Is it acceptable to measure kernel performance using Nsight Compute?

Hello!

I’m in a situation where it’s difficult to measure using cudaEvent or other internal functions, so I’m planning to measure the duration with Nsight Compute and then divide the data throughput by this duration to create a performance metric. I’m wondering if this would be a reliable method.

Thank you for reading my question

Nsight Compute has a reliable timing method. This method is much more accurate and reliable than CUDA Events. NCU default settings are defined to produce deterministic results by fixing the GPU clock rate, and setting the memory system into a more deterministic state. You may want to use the following settings to control these behaviors:

  --cache-control arg (=all)            Control the behavior of the GPU caches during profiling. Allowed values:
                                          all
                                          none
  --clock-control arg (=base)           Control the behavior of the GPU clocks during profiling. Allowed values:
                                          base
                                          (Lock GPU clocks to base)
                                          none
                                          (Don't lock clocks)
                                          reset
                                          (Reset GPU clocks and exit)
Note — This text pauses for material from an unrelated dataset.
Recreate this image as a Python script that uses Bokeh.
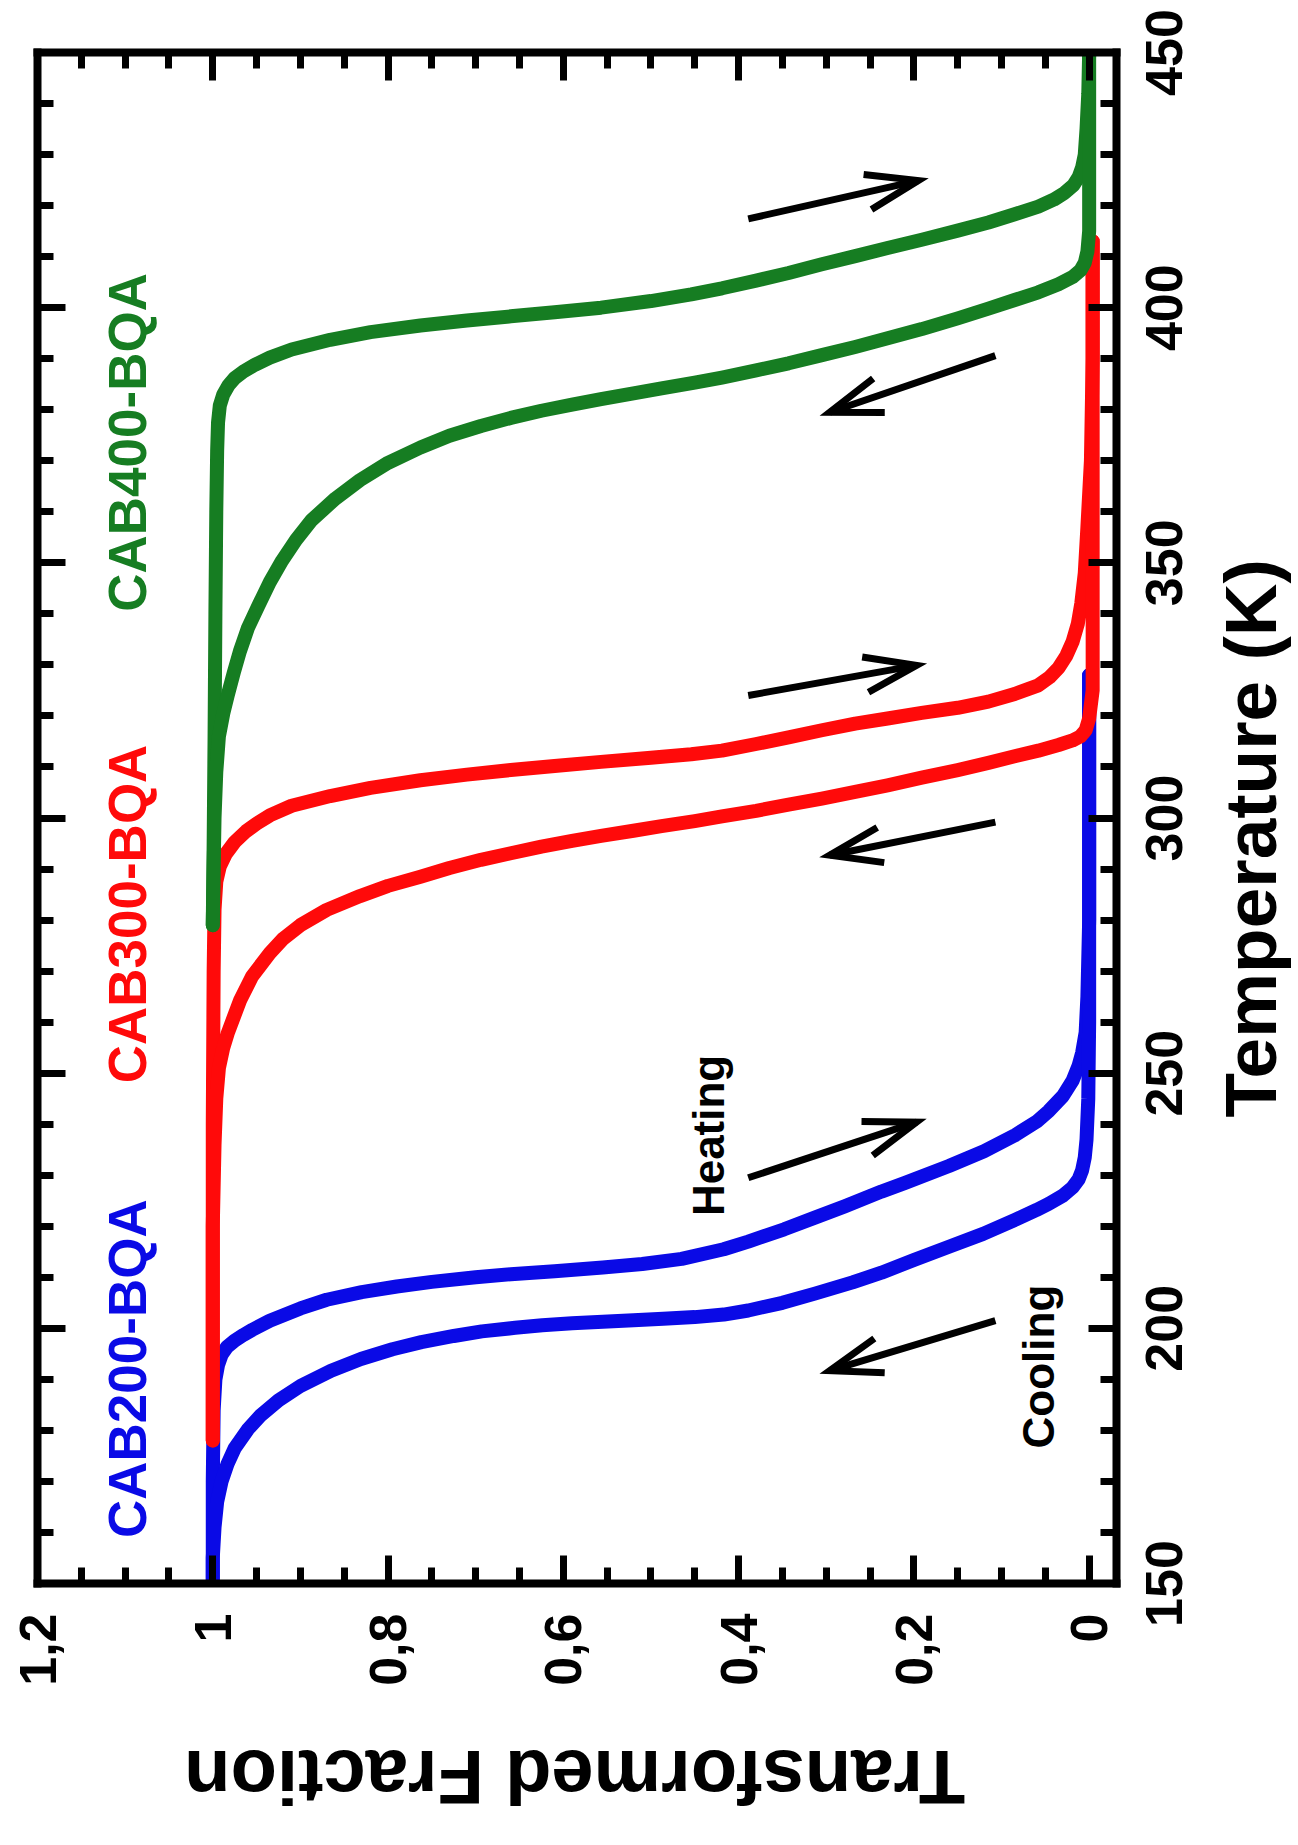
import math
from bokeh.plotting import figure
from bokeh.models import Range1d, LinearAxis, FixedTicker
from bokeh.core.properties import value
from bokeh.embed import file_html
from bokeh.resources import INLINE

# ---------------- data (transformed fraction f, temperature T in K) ----------------
blue_heat_f = [1.0, 1.0, 0.999, 0.997, 0.994, 0.99, 0.984, 0.975, 0.965, 0.955, 0.935, 0.90, 0.87, 0.83, 0.79,
               0.75, 0.70, 0.66, 0.61, 0.555, 0.51, 0.465, 0.417, 0.389, 0.348, 0.313, 0.279, 0.237, 0.21, 0.16,
               0.12, 0.084, 0.06, 0.046, 0.03, 0.019, 0.012, 0.008, 0.004, 0.002, 0.0, 0.0]
blue_heat_T = [150, 170, 184, 190, 192.8, 194.8, 196.3, 197.6, 198.7, 199.7, 201.5, 203.9, 205.6, 207.1, 208.2,
               209.1, 210.0, 210.6, 211.2, 211.9, 212.6, 213.6, 215.5, 217.0, 219.4, 221.7, 223.9, 226.8, 228.5,
               231.8, 234.7, 237.9, 240.5, 242.6, 245.5, 248.5, 251.5, 254, 258, 265, 280, 328]

blue_cool_f = [1.0, 1.0, 0.998, 0.995, 0.99, 0.983, 0.975, 0.96, 0.945, 0.925, 0.9, 0.865, 0.831, 0.795, 0.762,
               0.725, 0.693, 0.655, 0.624, 0.59, 0.555, 0.52, 0.486, 0.45, 0.417, 0.389, 0.35, 0.313, 0.27, 0.237,
               0.2, 0.16, 0.121, 0.084, 0.06, 0.046, 0.03, 0.019, 0.012, 0.008, 0.005, 0.003, 0.001, 0.0, 0.0]
blue_cool_T = [150, 155, 161, 166, 170, 173.5, 176.5, 180.2, 183, 185.9, 188.7, 191.7, 194.0, 195.9, 197.3,
               198.5, 199.4, 200.1, 200.6, 201.0, 201.3, 201.6, 201.9, 202.2, 202.7, 203.5, 205.0, 206.8, 209.0,
               210.9, 213.4, 216.0, 218.5, 221.3, 223.2, 224.4, 226.0, 227.6, 229.2, 231.0, 233.5, 237, 245, 260, 328]

red_heat_f = [1.0, 1.0, 0.999, 0.998, 0.996, 0.992, 0.985, 0.975, 0.962, 0.95, 0.935, 0.91, 0.866, 0.82, 0.763,
              0.71, 0.66, 0.61, 0.557, 0.5, 0.454, 0.419, 0.38, 0.343, 0.305, 0.267, 0.23, 0.191, 0.15, 0.115,
              0.085, 0.058, 0.045, 0.035, 0.026, 0.019, 0.013, 0.009, 0.005, 0.002, -0.002, -0.004, -0.004]
red_heat_T = [178, 240, 270, 282, 287.5, 290.5, 293.0, 295.3, 297.4, 298.9, 300.5, 302.4, 304.3, 305.9, 307.4,
              308.5, 309.4, 310.2, 311.0, 311.8, 312.5, 313.2, 314.5, 315.8, 317.2, 318.5, 319.5, 320.6, 321.6,
              322.8, 324.3, 326.0, 327.6, 329.4, 331.8, 334.5, 338, 342, 348, 357, 370, 390, 413]

red_cool_f = [1.0, 1.0, 0.998, 0.996, 0.993, 0.988, 0.983, 0.976, 0.969, 0.955, 0.935, 0.92, 0.9, 0.87, 0.832,
              0.8, 0.763, 0.73, 0.694, 0.66, 0.625, 0.59, 0.557, 0.52, 0.488, 0.45, 0.419, 0.38, 0.343, 0.305,
              0.267, 0.23, 0.191, 0.15, 0.115, 0.085, 0.058, 0.035, 0.019, 0.01, 0.004, 0.0, -0.004, -0.004]
red_cool_T = [178, 220, 236, 245, 251, 255, 257.8, 261, 264.2, 269, 273.5, 276.3, 279, 282, 284.7,
              286.7, 288.5, 290.2, 291.8, 293.1, 294.4, 295.5, 296.5, 297.5, 298.4, 299.4, 300.3, 301.4, 302.6,
              303.8, 305.1, 306.4, 307.9, 309.4, 310.8, 312.1, 313.2, 314.3, 315.2, 316.0, 317.2, 319.5, 325, 413]

green_heat_f = [1.0, 0.999, 0.998, 0.997, 0.996, 0.995, 0.994, 0.992, 0.988, 0.982, 0.975, 0.965, 0.952, 0.935,
                0.91, 0.866, 0.82, 0.763, 0.71, 0.66, 0.61, 0.557, 0.5, 0.454, 0.419, 0.38, 0.343, 0.305, 0.267,
                0.23, 0.191, 0.15, 0.115, 0.085, 0.058, 0.04, 0.028, 0.018, 0.012, 0.008, 0.005, 0.003, 0.001, 0.0]
green_heat_T = [279, 295, 315, 340, 360, 372, 377.5, 380.8, 383.0, 384.8, 386.2, 387.5, 388.8, 390.2,
                391.8, 393.7, 395.2, 396.5, 397.5, 398.3, 399.1, 400.0, 401.3, 402.6, 403.8, 405.3, 406.8, 408.5,
                410.1, 411.7, 413.3, 415.1, 416.7, 418.3, 419.8, 421.2, 422.5, 424.0, 425.6, 427.5, 430, 435, 442, 450]

green_cool_f = [1.0, 0.999, 0.998, 0.996, 0.993, 0.988, 0.983, 0.976, 0.969, 0.96, 0.948, 0.935, 0.921, 0.905,
                0.887, 0.86, 0.832, 0.8, 0.763, 0.73, 0.694, 0.66, 0.625, 0.59, 0.557, 0.52, 0.488, 0.45, 0.419,
                0.38, 0.343, 0.305, 0.267, 0.23, 0.191, 0.15, 0.115, 0.085, 0.058, 0.035, 0.019, 0.01, 0.005,
                0.002, 0.0, 0.0]
green_cool_T = [279, 290, 300, 309, 316, 320.5, 324, 328.5, 332.7, 337.2, 341.6, 346.2, 350.4, 354.5,
                358.4, 362.6, 366.2, 369.6, 372.6, 374.9, 376.8, 378.4, 379.8, 381.0, 382.1, 383.2, 384.2, 385.3,
                386.3, 387.7, 389.1, 390.7, 392.3, 394.0, 395.8, 397.9, 399.8, 401.5, 403.0, 404.6, 406.0, 407.3,
                408.8, 411, 415, 450]

# arrows (heating / cooling), tail -> tip
arrow_tail_f = [0.389, 0.107, 0.389, 0.107, 0.389, 0.107]
arrow_tail_T = [229.5, 201.5, 324.0, 299.2, 417.4, 390.6]
arrow_tip_f = [0.197, 0.296, 0.197, 0.296, 0.195, 0.296]
arrow_tip_T = [240.4, 191.7, 329.9, 292.7, 424.9, 379.5]

sample_names = ["CAB200-BQA", "CAB300-BQA", "CAB400-BQA"]
sample_colors = ["#0a0ae6", "#ff0a0a", "#167d22"]
sample_label_f = [1.097, 1.097, 1.097]
sample_label_T = [192.1, 281.2, 373.6]

note_texts = ["Heating", "Cooling"]
note_f = [0.434, 0.058]
note_T = [237.8, 192.5]

frac_ticks = [0, 0.2, 0.4, 0.6, 0.8, 1, 1.2]
frac_tick_labels = ["0", "0,2", "0,4", "0,6", "0,8", "1", "1,2"]
frac_minor = [round(0.05 * i, 2) for i in range(0, 25)]
temp_ticks = [150, 200, 250, 300, 350, 400, 450]
temp_tick_labels = ["150", "200", "250", "300", "350", "400", "450"]
temp_minor = list(range(150, 451, 10))

x_title = "Transformed Fraction"
y_title = "Temperature (K)"

# ---------------- figure ----------------
F_LEFT, F_RIGHT = 1.2, -0.0312
T_LOW, T_HIGH = 150, 450
W, H = 1298, 1845
BL, BR, BT, BB = 37, 182, 52, 262
SX = (W - BL - BR) / (F_LEFT - F_RIGHT)   # px per unit fraction
SY = (H - BT - BB) / (T_HIGH - T_LOW)     # px per kelvin
FONT = "Liberation Sans"

p = figure(width=W, height=H, x_range=Range1d(F_LEFT, F_RIGHT), y_range=Range1d(T_LOW, T_HIGH),
           output_backend="svg", toolbar_location=None, x_axis_location="below", y_axis_location="right",
           min_border_left=BL, min_border_right=BR, min_border_top=BT, min_border_bottom=BB,
           background_fill_color="white", border_fill_color="white")
p.grid.visible = False
p.outline_line_color = None

bottom_axis = p.below[0]
right_axis = p.right[0]
top_axis = LinearAxis()
left_axis = LinearAxis()
p.add_layout(top_axis, "above")
p.add_layout(left_axis, "left")

for ax in [bottom_axis, top_axis]:
    ax.ticker = FixedTicker(ticks=frac_ticks, minor_ticks=frac_minor)
    ax.major_label_overrides = {t: l for t, l in zip(frac_ticks, frac_tick_labels)}
for ax in [right_axis, left_axis]:
    ax.ticker = FixedTicker(ticks=temp_ticks, minor_ticks=temp_minor)

for ax in [bottom_axis, right_axis, top_axis, left_axis]:
    ax.axis_line_width = 8
    ax.axis_line_color = "black"
    ax.axis_line_cap = "square"
    ax.major_tick_in = 28
    ax.major_tick_out = 0
    ax.minor_tick_in = 16
    ax.minor_tick_out = 0
    ax.major_tick_line_width = 7
    ax.minor_tick_line_width = 7
    ax.major_tick_line_color = "black"
    ax.minor_tick_line_color = "black"
    ax.major_label_text_font = FONT
    ax.major_label_text_font_style = "bold"
    ax.major_label_text_font_size = "52px"
    ax.major_label_text_color = "black"

# axes whose labels are not shown (box sides) or drawn separately (rotated temperature labels)
for ax in [top_axis, left_axis, right_axis]:
    ax.major_label_text_color = None
    ax.major_label_text_font_size = "10px"
    ax.major_label_standoff = 0

bottom_axis.major_label_orientation = math.pi / 2
bottom_axis.major_label_standoff = 30

# ---------------- curves ----------------
curves = [
    (blue_heat_f, blue_heat_T, sample_colors[0]),
    (blue_cool_f, blue_cool_T, sample_colors[0]),
    (red_heat_f, red_heat_T, sample_colors[1]),
    (red_cool_f, red_cool_T, sample_colors[1]),
    (green_heat_f, green_heat_T, sample_colors[2]),
    (green_cool_f, green_cool_T, sample_colors[2]),
]
for fx, ty, col in curves:
    p.line(fx, ty, line_color=col, line_width=14, line_join="round", line_cap="round")

# ---------------- arrows ----------------
p.segment(x0=arrow_tail_f, y0=arrow_tail_T, x1=arrow_tip_f, y1=arrow_tip_T,
          line_color="black", line_width=7, line_cap="butt")
head_xs, head_ys = [], []
ARM, HALF = 55, math.radians(19)
for tf, tT, hf, hT in zip(arrow_tail_f, arrow_tail_T, arrow_tip_f, arrow_tip_T):
    vx = -(tf - hf) * SX
    vy = (tT - hT) * SY
    n = math.hypot(vx, vy)
    ux, uy = vx / n, vy / n
    pts_x, pts_y = [], []
    for s in (1, -1):
        a = HALF * s
        rx = ux * math.cos(a) - uy * math.sin(a)
        ry = ux * math.sin(a) + uy * math.cos(a)
        pts_x.append(hf - rx * ARM / SX)
        pts_y.append(hT + ry * ARM / SY)
    head_xs.append([pts_x[0], hf, pts_x[1]])
    head_ys.append([pts_y[0], hT, pts_y[1]])
p.multi_line(xs=head_xs, ys=head_ys, line_color="black", line_width=7, line_join="miter", line_cap="butt")

# ---------------- texts inside the box ----------------
p.text(x=sample_label_f, y=sample_label_T, text=sample_names, angle=math.pi / 2,
       text_color=sample_colors, text_font=value(FONT), text_font_style="bold",
       text_font_size="53px", text_align="center", text_baseline="middle")
p.text(x=note_f, y=note_T, text=note_texts, angle=math.pi / 2,
       text_color="black", text_font=value(FONT), text_font_style="bold",
       text_font_size="44px", text_align="center", text_baseline="middle")

# ---------------- rotated texts outside the box (overlay level, not clipped) ----------------
TLAB_F = F_RIGHT - (1163 - (W - BR)) / SX          # centre line of the temperature labels
p.text(x=[TLAB_F] * len(temp_ticks), y=temp_ticks, text=temp_tick_labels, angle=math.pi / 2,
       text_color="black", text_font=value(FONT), text_font_style="bold",
       text_font_size="52px", text_align="center", text_baseline="middle", level="overlay")
p.text(x=[F_RIGHT - (1250 - (W - BR)) / SX], y=[(T_LOW + T_HIGH) / 2 - 4], text=[y_title],
       angle=math.pi / 2, text_color="black", text_font=value(FONT), text_font_style="bold",
       text_font_size="73px", text_align="center", text_baseline="middle", level="overlay")
p.text(x=[0.587], y=[T_LOW - (1777 - (H - BB)) / SY], text=[x_title],
       angle=math.pi, text_color="black", text_font=value(FONT), text_font_style="bold",
       text_font_size="76px", text_align="center", text_baseline="middle", level="overlay")

open("out.html", "w").write(file_html(p, INLINE))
Disabling cache control or not locking clocks can result in multi-pass metrics provide less accurate results that can even be out of a valid range due to differences between passes. The default settings try to remove differences between pass; however, this results in the value not being the same.

EXAMPLES OF DIFFERENCES

  1. L2 Priming - If the application does a host to device memcpy then grid in the case of --cache-control=all the L2 will be invalidated losing potential priming done by the memcpy or previous kernel.
  2. Clock Rate - --clock-control=base can impact the compute:bandwidth ratio on 100 class GPUs as HBM based GPUs do not have the ability to change the memory clock; however, base clock will reduce the SM clock.
  3. Concurrent Execution - NCU serialize grids/ranges (depending on settings). This provides all resources to the target grid/range. In normal execution the application may have concurrent execution on the compute engine or copy engines that impact the duration.

Nsight Systems neither fixes the clocks nor caches between kernels/ranges. The timing results between NCU and NSYS can differ even if NCU is set to --cache-control=none, --clock-control=none.

2 Likes

Thank you for your answer!

This topic was automatically closed 14 days after the last reply. New replies are no longer allowed.